The CBN Director of Financial Policy & Regulation Department, Chibuzo Efobi, signed a final directive issued by the apex bank yesterday that stated licensed foreign operators would not be permitted to offer services classified in Nigeria as banking business, including deposit collection and funds transfer. 

Licensed operators are not permitted to engage in commercial or trading activity that could result in the production of bills for services given, according to the regulations titled “Regulation of Representative Offices of Foreign Banks in Nigeria.”

They are also forbidden from taking orders from the foreign parent on their behalf and from dealing with money directly. 

The top bank gave instructions for foreign bank representative offices to play a crucial role in promoting the name and products of their parent company. By connecting funds to different investment opportunities, they are also required to promote foreign direct investment into the host nation. 

According to the CBN guidelines, representative offices in Nigeria must pay an application fee of N5 million and a license charge of N10 million, for a total of N15 million, in order to be approved. 

The CBN stated that a Representative Office shall only use the parent’s name in its papers and correspondences, including office signage, letterheads, and business cards, along with the designation “representative office.”

“A Representative Office shall obtain the CBN’s prior clearance for employment of its prospective employees and top Management staff. A Representative Office shall inform the Bank of its proposed hours of business. No Representative Office shall be relocated or closed without the prior written approval of the Bank,” it said.

The top bank claims that exhibiting the name and services of the parent company is a key function of representative offices of international banks. 

By linking funds to different investment opportunities, it can also encourage foreign direct investment into the host nation, but these opportunities must be governed by CBN laws, it stated. 

Regarding the authority to supervise, the CBN stated that it would have complete, unrestricted, prompt access to all internal systems, documents, reports, records, personnel, and property of the representative office and would be able to exercise any authority it may deem necessary.

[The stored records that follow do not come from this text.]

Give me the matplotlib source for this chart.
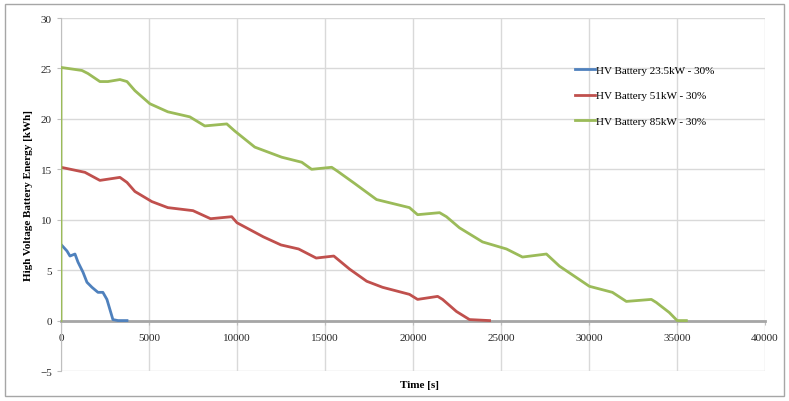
import numpy as np
import matplotlib.pyplot as plt
from matplotlib.patches import Rectangle

plt.rcParams['font.family'] = ['Liberation Serif', 'DejaVu Serif']

# time [s] / energy [kWh] for each battery size
t_23 = [0, 340, 510, 795, 965, 1250, 1475, 1760, 2100, 2380, 2610, 2950, 3240, 3750]
e_23 = [7.55, 6.9, 6.4, 6.6, 5.8, 4.8, 3.8, 3.3, 2.8, 2.8, 2.1, 0.1, 0.0, 0.0]

t_51 = [0, 1360, 2210, 3350, 3750, 4200, 5160, 6070, 7500, 8500, 9700, 10000,
        11500, 12500, 13500, 14500, 15500, 16400, 17370, 18270, 19800, 20260,
        21400, 21680, 22470, 23210, 24350]
e_51 = [15.2, 14.7, 13.9, 14.2, 13.7, 12.8, 11.8, 11.2, 10.9, 10.1, 10.3, 9.7,
        8.3, 7.5, 7.1, 6.2, 6.4, 5.1, 3.9, 3.3, 2.6, 2.1,
        2.4, 2.1, 0.9, 0.1, 0.0]

t_85 = [0, 0, 1190, 1530, 2210, 2670, 3350, 3750, 4200, 5050, 6070, 7320, 8170,
        9420, 9870, 11010, 12540, 13680, 14240, 15380, 15720, 16680, 17930,
        19800, 20260, 21510, 21900, 22640, 23950, 25310, 26220, 27580, 28320,
        30020, 31330, 32120, 33540, 33820, 34560, 35010, 35530]
e_85 = [0.0, 25.1, 24.8, 24.5, 23.7, 23.7, 23.9, 23.7, 22.8, 21.5, 20.7, 20.2, 19.3,
        19.5, 18.8, 17.2, 16.2, 15.7, 15.0, 15.2, 14.8, 13.6, 12.0,
        11.2, 10.5, 10.7, 10.3, 9.2, 7.8, 7.1, 6.3, 6.6, 5.4,
        3.4, 2.8, 1.9, 2.1, 1.8, 0.8, 0.0, 0.0]

labels = ['HV Battery 23.5kW - 30%', 'HV Battery 51kW - 30%', 'HV Battery 85kW - 30%']
colors = ['#4F81BD', '#C0504D', '#9BBB59']

fig = plt.figure(figsize=(7.89, 4.02), dpi=100)
ax = fig.add_axes([0.0773, 0.0746, 0.8923, 0.8781])

# outer chart border
fig.patches.append(Rectangle((0.006, 0.012), 0.988, 0.976, transform=fig.transFigure,
                             fill=False, edgecolor='#a6a6a6', linewidth=1))

for t, e, lab, c in zip([t_23, t_51, t_85], [e_23, e_51, e_85], labels, colors):
    ax.plot(t, e, color=c, linewidth=2, label=lab, zorder=3)

ax.set_xlim(0, 40000)
ax.set_ylim(-5, 30)
ax.set_xticks(np.arange(0, 40001, 5000))
ax.set_yticks(np.arange(-5, 31, 5))
ax.grid(True, color='#d9d9d9', linewidth=1)
ax.set_axisbelow(True)

for s in ['top', 'right']:
    ax.spines[s].set_visible(False)
ax.spines['bottom'].set_position(('data', 0))
ax.spines['bottom'].set_color('#a6a6a6')
ax.spines['bottom'].set_linewidth(2)
ax.spines['left'].set_color('#bfbfbf')
ax.tick_params(axis='both', length=3, color='#bfbfbf', labelsize=8, labelcolor='#262626')
ax.tick_params(axis='x', pad=6)

fig.text(0.532, 0.042, 'Time [s]', fontsize=8, fontweight='bold', ha='center', va='center')
fig.text(0.036, 0.514, 'High Voltage Battery Energy [kWh]', fontsize=8, fontweight='bold',
         rotation=90, ha='center', va='center')

ax.legend(loc='upper left', bbox_to_anchor=(0.716, 0.896), frameon=False, fontsize=8,
          handlelength=1.8, handletextpad=0.1, labelspacing=1.45)

fig.savefig('out.png', dpi=100)
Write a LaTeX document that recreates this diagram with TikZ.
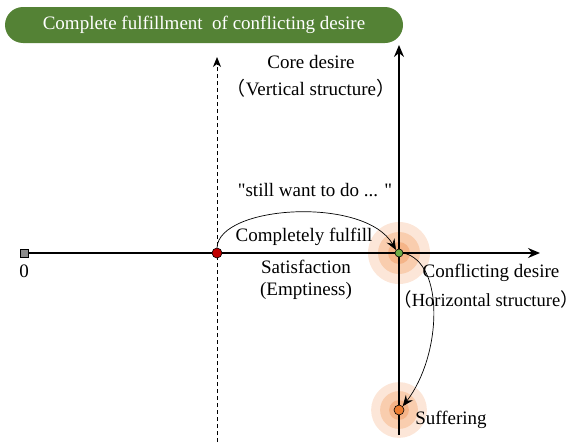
\documentclass[tikz,border=0pt]{standalone}
\usepackage{fontspec}
\setmainfont{Liberation Serif}
\newfontfamily\quotefont{Liberation Serif}
\newfontfamily\cjk{Noto Sans CJK SC}
\usetikzlibrary{arrows.meta}
\definecolor{banner}{HTML}{548235}
\definecolor{glowA}{HTML}{FCE6D8}
\definecolor{glowB}{HTML}{F9CDAE}
\definecolor{glowC}{HTML}{F5B488}
\definecolor{dotred}{HTML}{C00000}
\definecolor{dotgreen}{HTML}{70AD47}
\definecolor{dotorange}{HTML}{ED7D31}
\newcommand{\lpar}{{\cjk （}}
\newcommand{\rpar}{{\cjk ）}}
% tight full-width brackets
\newcommand{\lparT}{\makebox[12pt][r]{\cjk （}}
\newcommand{\rparT}{\makebox[12pt][l]{\cjk ）}}
\begin{document}
\begin{tikzpicture}[x=1pt,y=-1pt,
  every node/.style={font=\fontsize{19}{22}\selectfont},
  axis/.style={line width=1.6pt,-{Stealth[length=12pt,width=10pt,inset=4pt]}},
  dashaxis/.style={line width=1pt,dash pattern=on 4pt off 3pt,-{Stealth[length=10pt,width=8pt,inset=3pt]}},
  flow/.style={line width=0.7pt,-{Stealth[length=11pt,width=9pt,inset=4pt]}},
  dot/.style={circle,draw=black,line width=0.6pt,inner sep=0pt},
  label/.style={inner sep=1pt,align=center}]
\useasboundingbox (0,0) rectangle (580,442);

% title banner
\node[fill=banner,rounded corners=18pt,minimum width=398pt,minimum height=36pt,
      text=white,inner sep=0pt] (title) at (204,25)
      {Complete fulfillment\ \ of conflicting desire};

% glows
\foreach \r/\c in {31/glowA,21/glowB,11/glowC}{
  \fill[\c] (399,253) circle (\r);
  \fill[\c] (399,410) circle (\r*0.9);
}

% axes
\coordinate (hend) at (540,253);
\coordinate (vtop) at (399,45);
\coordinate (vbot) at (399,435);
\coordinate (dtop) at (217,57);
\coordinate (dbot) at (217,442);
\node[draw=black,fill=gray!90,minimum size=8pt,inner sep=0pt,line width=0.6pt] (zero) at (24,253) {};
\draw[axis] (zero.east) -- (hend);
\draw[axis] (vbot) -- (vtop);
\draw[dashaxis] (dbot) -- (dtop);

% points
\node[dot,fill=dotred,minimum size=10pt] (r) at (217,253) {};
\node[dot,fill=dotgreen,minimum size=8pt] (g) at (399,253) {};
\node[dot,fill=dotorange,minimum size=10pt] (o) at (399,410) {};

% transitions
\draw[flow] (r.north) .. controls (219,205) and (365,196) .. (g.north west);
\draw[flow] (g.east) .. controls (445,262) and (442,355) .. (o.north east);

% labels
\node[label] (zl) at (24,271) {0};
\node[label] (core) at (311,62) {Core desire};
\node[label] (vert) at (311,88) {\lpar Vertical structure\rpar};
\node[label] (want) at (315,190) {{\quotefont "still want to do ... "}};
\node[label] (full) at (304,237) {Completely fulfill};
\node[label] (sat) at (306,267) {Satisfaction};
\node[label] (emp) at (306,291) {(Emptiness)};
\node[label] (conf) at (491,273) {Conflicting desire};
\node[label,font=\fontsize{18.5}{22}\selectfont] (hor) at (486,299) {\lparT Horizontal structure\rparT};
\node[label] (suf) at (451,420) {Suffering};
\end{tikzpicture}
\end{document}
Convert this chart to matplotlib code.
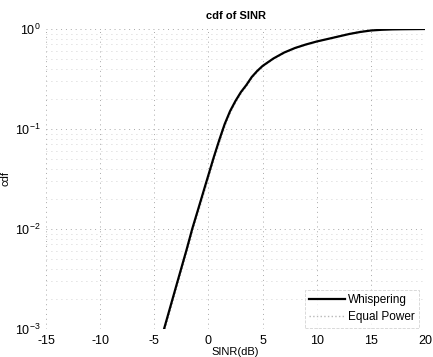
import matplotlib
matplotlib.use("Agg")
import matplotlib.pyplot as plt

plt.rcParams['font.family'] = ['Liberation Sans', 'DejaVu Sans']

# Whispering cdf
sinr_w = [-4.1, -3.0, -2.0, -1.5, -1.0, -0.5, 0.0, 0.5, 1.0, 1.5, 2.0, 2.5, 3.0, 3.5,
          4.0, 4.5, 5.0, 6.0, 7.0, 8.0, 9.0, 10.0, 11.0, 12.0, 13.0, 14.0, 15.0, 16.0, 17.0, 18.0, 20.0]
cdf_w = [0.001, 0.00263, 0.00631, 0.01, 0.0151, 0.0229, 0.0347, 0.0525, 0.0776, 0.112,
         0.151, 0.191, 0.234, 0.275, 0.331, 0.38, 0.427, 0.507, 0.582, 0.646, 0.70, 0.75, 0.794,
         0.841, 0.891, 0.933, 0.966, 0.982, 0.991, 0.995, 1.0]
# Equal Power cdf (nearly overlapping, drawn faint dotted)
sinr_e = [-4.0, -2.9, -1.9, -1.4, -0.9, -0.4, 0.1, 0.6, 1.1, 1.6, 2.1, 2.6, 3.1, 3.6,
          4.1, 4.6, 5.1, 6.1, 7.1, 8.1, 9.1, 10.1, 11.0, 12.0, 13.0, 14.0, 15.0, 16.0, 17.0, 18.0, 20.0]
cdf_e = [0.001, 0.00263, 0.00631, 0.01, 0.0151, 0.0229, 0.0347, 0.0525, 0.0776, 0.112,
         0.151, 0.191, 0.234, 0.275, 0.331, 0.38, 0.427, 0.507, 0.582, 0.646, 0.70, 0.75, 0.80,
         0.85, 0.90, 0.945, 0.975, 0.99, 0.996, 0.998, 1.0]

xticks = [-15, -10, -5, 0, 5, 10, 15, 20]

fig = plt.figure(figsize=(4.33, 3.57), dpi=100)
ax = fig.add_axes([46/433, 1 - 329/357, (425-46)/433, (329-29)/357])

ax.plot(sinr_e, cdf_e, color='#b8b8b8', lw=1.0, ls=':', label='Equal Power', zorder=2)
ax.plot(sinr_w, cdf_w, color='black', lw=1.6, label='Whispering', zorder=3,
        solid_joinstyle='round')

ax.set_yscale('log')
ax.set_xlim(-15, 20)
ax.set_ylim(1e-3, 1)
ax.set_xticks(xticks)
ax.set_xticklabels([str(t) for t in xticks])
ax.grid(True, which='major', ls=(0, (1, 4)), color='#a8a8a8', lw=0.7)
ax.grid(True, which='minor', axis='y', ls=(0, (1, 5)), color='#c4c4c4', lw=0.6)
for s in ax.spines.values():
    s.set_visible(False)
ax.tick_params(axis='both', which='both', length=0, labelsize=9)
ax.tick_params(axis='x', pad=4)
ax.tick_params(axis='y', pad=4)

ax.set_title('cdf of SINR', fontsize=8, fontweight='bold', pad=7)
ax.set_xlabel('SINR(dB)', fontsize=8, labelpad=0)
ax.set_ylabel('cdf', fontsize=8, labelpad=3)

handles, labels = ax.get_legend_handles_labels()
leg = ax.legend(handles[::-1], labels[::-1], loc='lower right', fontsize=8.5,
                frameon=True, fancybox=False, borderpad=0.35, handlelength=3,
                handletextpad=0.3, labelspacing=0.45, bbox_to_anchor=(1.0, -0.015))
leg.get_frame().set_edgecolor('#c8c8c8')
leg.get_frame().set_linestyle('--')
leg.get_frame().set_linewidth(0.6)

fig.savefig('out.png', dpi=100)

“The CBN may cause an examination of the operations and affairs of the representative office to be made by its officers or such other duly qualified person as it may appoint, to assess whether the representative office is complying with the banking laws and any guidelines or instructions issued by the Bank,” it said.

The regulator states that the examination of a Representative Office will be conducted on a periodic basis and based on risk; it will include, but not be limited to, a review of the activities conducted, a general assessment of its management and supervision, a review of whether the office is complying with applicable laws and regulations, including any conditions placed on its operations or activities as part of the CBN’s approval of its establishment, and a review of whether the office is following any special procedures.